## Aim of the exercise
No pictures belong in the copy; return exactly the lines from the one with "Write the React, TypeScript" through the one with "import * as", both ends included, and nothing else.

## Working data

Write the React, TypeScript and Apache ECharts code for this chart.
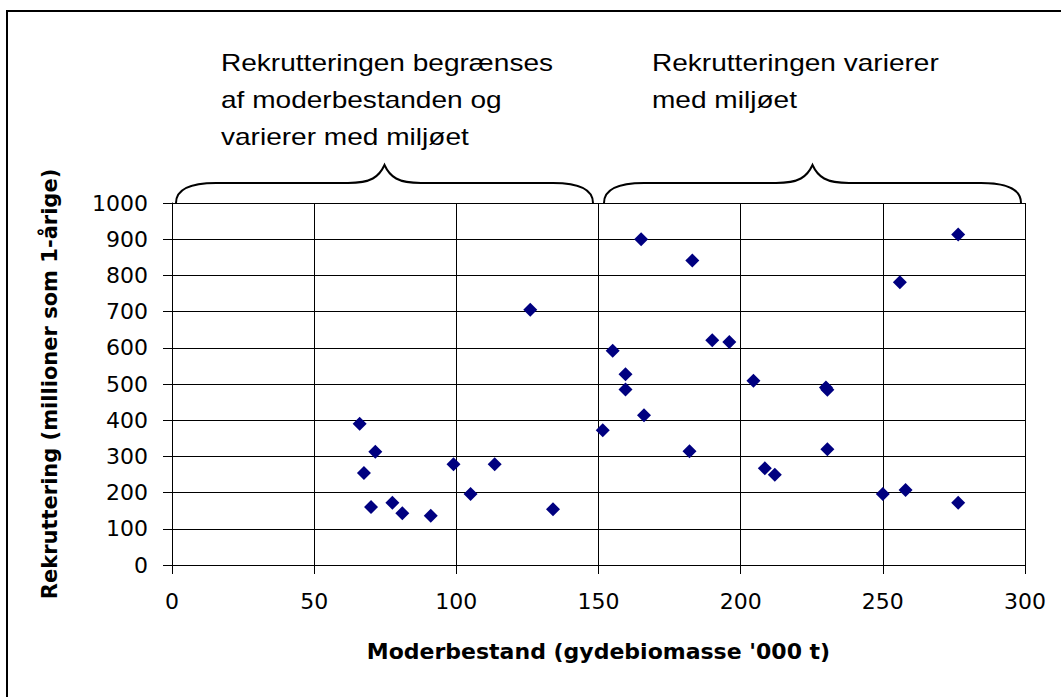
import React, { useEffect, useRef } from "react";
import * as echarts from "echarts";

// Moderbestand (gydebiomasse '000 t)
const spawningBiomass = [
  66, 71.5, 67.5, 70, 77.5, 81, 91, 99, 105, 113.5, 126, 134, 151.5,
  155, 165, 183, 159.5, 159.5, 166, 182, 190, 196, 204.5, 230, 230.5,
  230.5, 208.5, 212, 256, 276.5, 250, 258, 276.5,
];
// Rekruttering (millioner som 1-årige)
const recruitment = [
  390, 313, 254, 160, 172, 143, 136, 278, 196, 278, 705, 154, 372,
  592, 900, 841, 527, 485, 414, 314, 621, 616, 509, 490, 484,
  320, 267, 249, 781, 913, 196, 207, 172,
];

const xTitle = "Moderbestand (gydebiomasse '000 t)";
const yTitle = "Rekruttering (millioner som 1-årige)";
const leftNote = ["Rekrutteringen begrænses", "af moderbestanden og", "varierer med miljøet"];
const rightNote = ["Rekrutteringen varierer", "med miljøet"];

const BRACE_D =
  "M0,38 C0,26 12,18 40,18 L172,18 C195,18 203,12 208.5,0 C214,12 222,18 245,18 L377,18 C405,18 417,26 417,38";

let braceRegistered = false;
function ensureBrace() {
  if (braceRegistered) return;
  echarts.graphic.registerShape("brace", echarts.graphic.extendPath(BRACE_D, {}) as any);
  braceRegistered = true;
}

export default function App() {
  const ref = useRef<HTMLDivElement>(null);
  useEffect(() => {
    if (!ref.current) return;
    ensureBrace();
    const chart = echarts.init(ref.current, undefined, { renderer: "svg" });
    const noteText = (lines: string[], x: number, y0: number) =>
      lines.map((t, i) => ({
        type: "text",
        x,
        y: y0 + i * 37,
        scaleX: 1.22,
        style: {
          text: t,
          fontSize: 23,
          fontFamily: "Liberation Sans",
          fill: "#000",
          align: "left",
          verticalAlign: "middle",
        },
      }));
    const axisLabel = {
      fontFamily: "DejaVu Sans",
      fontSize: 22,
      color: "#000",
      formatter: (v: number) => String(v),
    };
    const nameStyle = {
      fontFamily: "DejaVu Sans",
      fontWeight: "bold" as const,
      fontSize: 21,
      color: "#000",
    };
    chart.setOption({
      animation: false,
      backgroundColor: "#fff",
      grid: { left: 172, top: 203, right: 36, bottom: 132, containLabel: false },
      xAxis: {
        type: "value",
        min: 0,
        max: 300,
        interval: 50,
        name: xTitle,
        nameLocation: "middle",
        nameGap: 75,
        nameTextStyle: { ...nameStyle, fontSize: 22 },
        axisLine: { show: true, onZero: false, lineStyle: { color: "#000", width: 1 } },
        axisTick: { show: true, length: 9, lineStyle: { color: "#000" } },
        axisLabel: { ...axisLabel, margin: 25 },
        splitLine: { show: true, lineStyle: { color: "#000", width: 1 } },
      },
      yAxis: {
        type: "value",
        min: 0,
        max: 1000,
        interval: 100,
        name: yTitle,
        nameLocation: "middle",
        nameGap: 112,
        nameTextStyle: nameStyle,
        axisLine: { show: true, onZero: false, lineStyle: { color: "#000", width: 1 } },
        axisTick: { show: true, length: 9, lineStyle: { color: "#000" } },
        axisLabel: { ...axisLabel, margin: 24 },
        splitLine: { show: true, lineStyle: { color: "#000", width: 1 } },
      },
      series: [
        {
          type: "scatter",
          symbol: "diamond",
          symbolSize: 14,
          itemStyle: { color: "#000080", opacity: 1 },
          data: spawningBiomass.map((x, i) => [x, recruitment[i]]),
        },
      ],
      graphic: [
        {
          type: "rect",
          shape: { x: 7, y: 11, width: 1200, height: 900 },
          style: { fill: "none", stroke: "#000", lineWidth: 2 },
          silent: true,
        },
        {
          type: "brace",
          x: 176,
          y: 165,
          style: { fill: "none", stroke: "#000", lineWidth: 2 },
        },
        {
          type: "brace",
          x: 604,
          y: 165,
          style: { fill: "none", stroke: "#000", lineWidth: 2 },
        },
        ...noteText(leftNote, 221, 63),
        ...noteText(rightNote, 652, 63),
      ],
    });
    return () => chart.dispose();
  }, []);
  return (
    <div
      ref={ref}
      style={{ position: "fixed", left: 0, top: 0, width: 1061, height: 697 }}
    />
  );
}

* * *

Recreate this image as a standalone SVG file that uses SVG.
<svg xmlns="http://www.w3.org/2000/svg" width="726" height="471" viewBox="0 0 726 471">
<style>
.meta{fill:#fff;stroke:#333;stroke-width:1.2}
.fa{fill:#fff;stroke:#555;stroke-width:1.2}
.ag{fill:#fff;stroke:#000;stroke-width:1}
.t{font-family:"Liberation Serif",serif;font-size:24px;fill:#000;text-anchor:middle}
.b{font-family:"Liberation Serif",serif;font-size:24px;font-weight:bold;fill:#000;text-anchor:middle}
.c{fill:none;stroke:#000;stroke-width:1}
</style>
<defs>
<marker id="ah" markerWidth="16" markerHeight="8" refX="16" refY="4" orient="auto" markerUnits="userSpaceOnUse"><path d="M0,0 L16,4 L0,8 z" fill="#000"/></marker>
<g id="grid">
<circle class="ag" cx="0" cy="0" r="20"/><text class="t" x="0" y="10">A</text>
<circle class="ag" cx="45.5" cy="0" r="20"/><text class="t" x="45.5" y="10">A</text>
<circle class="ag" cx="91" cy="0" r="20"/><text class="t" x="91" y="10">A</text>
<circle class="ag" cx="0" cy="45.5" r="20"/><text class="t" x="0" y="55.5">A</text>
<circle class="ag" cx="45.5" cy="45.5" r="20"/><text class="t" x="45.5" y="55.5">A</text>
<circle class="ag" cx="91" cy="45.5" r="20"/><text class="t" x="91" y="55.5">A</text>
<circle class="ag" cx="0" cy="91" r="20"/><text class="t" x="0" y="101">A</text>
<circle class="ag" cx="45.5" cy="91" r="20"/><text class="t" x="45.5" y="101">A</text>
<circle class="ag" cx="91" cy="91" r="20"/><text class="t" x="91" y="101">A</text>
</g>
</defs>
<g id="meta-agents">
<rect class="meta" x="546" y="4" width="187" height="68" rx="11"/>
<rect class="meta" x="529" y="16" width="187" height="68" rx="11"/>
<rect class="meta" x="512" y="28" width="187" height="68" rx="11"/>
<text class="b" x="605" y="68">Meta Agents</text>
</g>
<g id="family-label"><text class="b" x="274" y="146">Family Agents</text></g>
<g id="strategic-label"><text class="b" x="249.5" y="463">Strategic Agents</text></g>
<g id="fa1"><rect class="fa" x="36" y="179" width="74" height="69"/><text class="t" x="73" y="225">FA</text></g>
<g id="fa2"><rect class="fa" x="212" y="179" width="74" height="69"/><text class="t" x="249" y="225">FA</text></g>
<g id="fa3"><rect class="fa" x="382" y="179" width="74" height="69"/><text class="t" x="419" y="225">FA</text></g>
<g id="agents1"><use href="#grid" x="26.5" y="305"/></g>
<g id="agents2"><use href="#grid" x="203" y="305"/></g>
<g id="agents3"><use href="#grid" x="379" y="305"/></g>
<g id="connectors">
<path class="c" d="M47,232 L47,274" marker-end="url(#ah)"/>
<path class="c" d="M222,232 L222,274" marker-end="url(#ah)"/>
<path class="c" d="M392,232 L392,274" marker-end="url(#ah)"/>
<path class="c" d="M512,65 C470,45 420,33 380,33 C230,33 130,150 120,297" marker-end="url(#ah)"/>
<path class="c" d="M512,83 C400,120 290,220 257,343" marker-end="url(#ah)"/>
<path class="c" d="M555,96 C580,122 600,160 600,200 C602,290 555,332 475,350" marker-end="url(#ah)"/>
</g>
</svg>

## Answer to this problem
Write the React, TypeScript and Apache ECharts code for this chart.
import React, { useEffect, useRef } from "react";
import * as echarts from "echarts";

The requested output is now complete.